* Given material *

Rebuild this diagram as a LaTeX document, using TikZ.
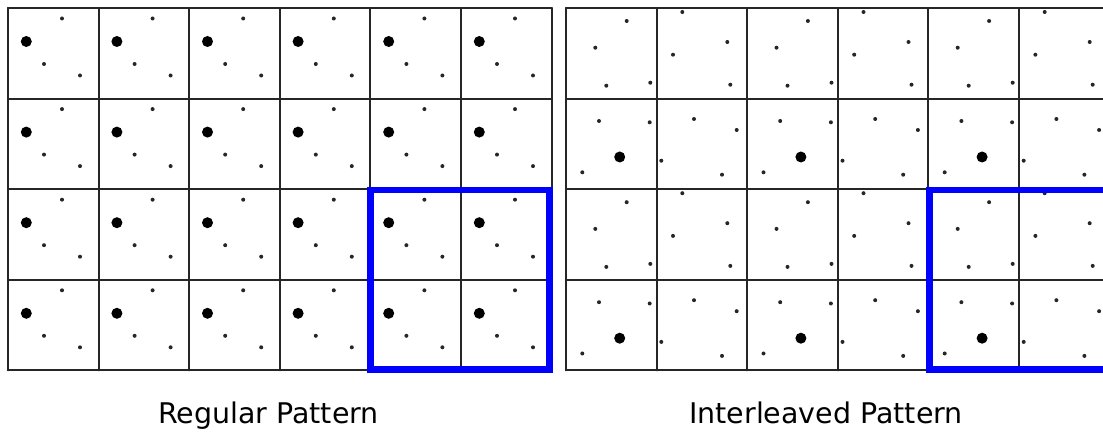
\documentclass[tikz,border=0pt]{standalone}
\usepackage{fontspec}
\setmainfont{DejaVu Sans}
\usetikzlibrary{positioning}

\begin{document}
\begin{tikzpicture}[x=0.02cm, y=-0.02cm,
        gridline/.style={draw=black!85, line width=1.15pt, line cap=round, line join=round},
        bigdot/.style={fill=black},
        smalldot/.style={fill=black!85},
        selbox/.style={draw=blue, line width=3.8pt},
        caption/.style={anchor=base, font=\fontsize{16.2}{19}\selectfont}]
        \clip (0,0) rectangle (1103,435);
        \def\cellsz{90.6}

        % regular pattern, same samples in every pixel
        \foreach \c in {0,...,5} {
            \foreach \r in {0,...,3} {
                \begin{scope}[shift={(8+\c*\cellsz, 8+\r*\cellsz)}]
                    \fill[bigdot] (18.3,33.5) circle (5.5);
                    \fill[smalldot] (54,10.5) circle (2);
                    \fill[smalldot] (36,56) circle (2);
                    \fill[smalldot] (72,67.5) circle (2);
                \end{scope}
            }
        }
        \foreach \i in {0,...,6} \draw[gridline] (8+\i*\cellsz, 8) -- (8+\i*\cellsz, 8+4*\cellsz);
        \foreach \j in {0,...,4} \draw[gridline] (8, 8+\j*\cellsz) -- (8+6*\cellsz, 8+\j*\cellsz);

        % interleaved pattern, repeats every 2x2 pixels
        \foreach \c in {0,...,2} {
            \foreach \r in {0,...,1} {
                \begin{scope}[shift={(566+2*\c*\cellsz, 8+2*\r*\cellsz)}]
                    \foreach \p in {(60.7,13), (29.3,39.7), (40.3,77.7), (84.3,74.7),
                                    (116.3,4), (161.3,34), (107,46.7), (164.3,76.7),
                                    (33,113), (83.7,114.3), (16.3,164.3),
                                    (128,111), (170.7,122), (95.3,152.7), (156,166.7)}
                        \fill[smalldot] \p circle (2);
                    \fill[bigdot] (53.7,149) circle (5.5);
                \end{scope}
            }
        }
        \foreach \i in {0,...,6} \draw[gridline] (566+\i*\cellsz, 8) -- (566+\i*\cellsz, 8+4*\cellsz);
        \foreach \j in {0,...,4} \draw[gridline] (566, 8+\j*\cellsz) -- (566+6*\cellsz, 8+\j*\cellsz);

        \draw[selbox] (370.7,190) rectangle (549.3,369.3);
        \draw[selbox] (929.7,190) rectangle (1108.3,369.3);

        \node (regcap) [caption] at (268.5,424) {Regular Pattern};
        \node (ilvcap) [caption] at (826,424) {Interleaved Pattern};
\end{tikzpicture}
\end{document}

* Problem requirements *
Repeat the data exactly in full, omitting its pictures.

* Output *
Rebuild this diagram as a LaTeX document, using TikZ.
\documentclass[tikz,border=0pt]{standalone}
\usepackage{fontspec}
\setmainfont{DejaVu Sans}
\usetikzlibrary{positioning}

\begin{document}
\begin{tikzpicture}[x=0.02cm, y=-0.02cm,
        gridline/.style={draw=black!85, line width=1.15pt, line cap=round, line join=round},
        bigdot/.style={fill=black},
        smalldot/.style={fill=black!85},
        selbox/.style={draw=blue, line width=3.8pt},
        caption/.style={anchor=base, font=\fontsize{16.2}{19}\selectfont}]
        \clip (0,0) rectangle (1103,435);
        \def\cellsz{90.6}

        % regular pattern, same samples in every pixel
        \foreach \c in {0,...,5} {
            \foreach \r in {0,...,3} {
                \begin{scope}[shift={(8+\c*\cellsz, 8+\r*\cellsz)}]
                    \fill[bigdot] (18.3,33.5) circle (5.5);
                    \fill[smalldot] (54,10.5) circle (2);
                    \fill[smalldot] (36,56) circle (2);
                    \fill[smalldot] (72,67.5) circle (2);
                \end{scope}
            }
        }
        \foreach \i in {0,...,6} \draw[gridline] (8+\i*\cellsz, 8) -- (8+\i*\cellsz, 8+4*\cellsz);
        \foreach \j in {0,...,4} \draw[gridline] (8, 8+\j*\cellsz) -- (8+6*\cellsz, 8+\j*\cellsz);

        % interleaved pattern, repeats every 2x2 pixels
        \foreach \c in {0,...,2} {
            \foreach \r in {0,...,1} {
                \begin{scope}[shift={(566+2*\c*\cellsz, 8+2*\r*\cellsz)}]
                    \foreach \p in {(60.7,13), (29.3,39.7), (40.3,77.7), (84.3,74.7),
                                    (116.3,4), (161.3,34), (107,46.7), (164.3,76.7),
                                    (33,113), (83.7,114.3), (16.3,164.3),
                                    (128,111), (170.7,122), (95.3,152.7), (156,166.7)}
                        \fill[smalldot] \p circle (2);
                    \fill[bigdot] (53.7,149) circle (5.5);
                \end{scope}
            }
        }
        \foreach \i in {0,...,6} \draw[gridline] (566+\i*\cellsz, 8) -- (566+\i*\cellsz, 8+4*\cellsz);
        \foreach \j in {0,...,4} \draw[gridline] (566, 8+\j*\cellsz) -- (566+6*\cellsz, 8+\j*\cellsz);

        \draw[selbox] (370.7,190) rectangle (549.3,369.3);
        \draw[selbox] (929.7,190) rectangle (1108.3,369.3);

        \node (regcap) [caption] at (268.5,424) {Regular Pattern};
        \node (ilvcap) [caption] at (826,424) {Interleaved Pattern};
\end{tikzpicture}
\end{document}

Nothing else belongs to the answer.